# Ambulance Dispatching Mathematical Modeling Formulation

<div class="alert-danger">
# HAVEN'T CHECKED IT IN DETAIL YET
</div>

In [7]:
import pandas as pd
import numpy as np

import gurobipy as gp
from gurobipy import GRB, Model, quicksum

from collections import defaultdict

In [8]:
# gurobi_mdp_lp.py
def build_mdp_lp(
    S,                      # iterable of states
    CallType,               # iterable of (h, i) tuples
    X,                      # dict: X[(s,(h,i))] -> iterable of actions j
    u,                      # dict: u[(h,i,j)] -> reward u_ij^h (float)
    P                       # dict: P[((s,j,(h,i)), (s_prime,(h_prime,i_prime)))] -> prob
):
    """
    Build the occupancy-measure LP:
      max   sum_{s,(h,i),j in X(s,(h,i))} u_{ij}^h * y[s,j,(h,i)]
      s.t.  flow balance for each (s',(h',i')) and normalization
            y >= 0

    Parameters
    ----------
    S : iterable
        States (hashable)
    CallType : iterable
        Call types (h,i) pairs (hashable)
    X : dict
        {(s,(h,i)) : iterable of j}
    u : dict
        {(h,i,j) : reward}
    P : dict
        {((s,j,(h,i)), (s_prime,(h_prime,i_prime))) : probability}

    Returns
    -------
    model, y
        model: Gurobi Model
        y: dict-like decision variables keyed by (s,j,(h,i))
    """
    m = Model("MDP_OccupancyLP")
    m.Params.OutputFlag = 0  # quiet by default; set to 1 for logs

    # Decision variables y[s,j,(h,i)] >= 0 only for feasible (s,(h,i),j)
    y = {}
    for s in S:
        for ct in CallType:
            key = (s, ct)
            for j in X.get(key, []):
                varname = f"y[{s},{j},{ct}]"
                y[(s, j, ct)] = m.addVar(lb=0.0, name=varname)
    m.update()

    # Objective: sum u_ij^h * y
    m.setObjective(
        quicksum(u.get((ct[0], ct[1], j), 0.0) * y[(s, j, ct)]
                 for (s, j, ct) in y.keys()),
        GRB.MAXIMIZE
    )

    # Flow-balance constraints: for each (s', (h',i'))
    # sum_{j' in X(s',(h',i'))} y(s',j',(h',i')) - sum_{s,h,i,j} p(...) y(s,j,(h,i)) = 0
    # To make this efficient, pre-aggregate inbound terms for each (s',ct')
    inbound = defaultdict(list)  # (s_prime, ct_prime) -> list of ((s,j,ct), prob)
    for ((s, j, ct), (sp, ctp)) , prob in P.items():
        if prob != 0.0:
            inbound[(sp, ctp)].append(((s, j, ct), prob))

    for sp in S:
        for ctp in CallType:
            lhs = quicksum(y[(sp, jp, ctp)] for jp in X.get((sp, ctp), []))
            rhs = quicksum(prob * y[(s, j, ct)]
                           for ((s, j, ct), prob) in inbound.get((sp, ctp), []))
            m.addConstr(lhs - rhs == 0.0, name=f"flow[{sp},{ctp}]")

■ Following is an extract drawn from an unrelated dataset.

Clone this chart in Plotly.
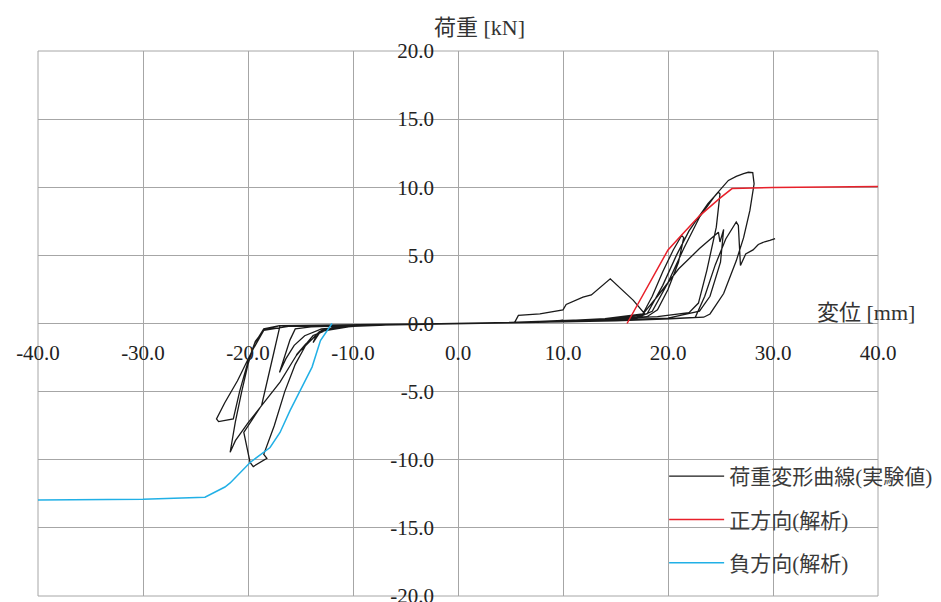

    # Normalization: sum y = 1
    m.addConstr(quicksum(y[v] for v in y) == 1.0, name="normalization")

    m.update()
    return m, y

In [9]:
def extract_policy(y_vars, X):
    """
    Given optimized y and the action sets X, compute a stationary randomized policy:
      q(s,(h,i))[j] = y(s,j,(h,i)) / sum_{j' in X(s,(h,i))} y(s,j',(h,i))
    Returns dict: policy[(s,(h,i))] -> dict {j: prob}
    """
    # Sum per (s,ct)
    denom = defaultdict(float)
    for (s, j, ct), var in y_vars.items():
        denom[(s, ct)] += var.X

    policy = {}
    for (s, ct), total in denom.items():
        choices = X.get((s, ct), [])
        pi = {}
        if total > 0:
            for j in choices:
                y_key = (s, j, ct)
                if y_key in y_vars:
                    pi[j] = y_vars[y_key].X / total
        else:
            # unreachable (s,ct): put zero probs
            for j in choices:
                pi[j] = 0.0
        policy[(s, ct)] = pi
    return policy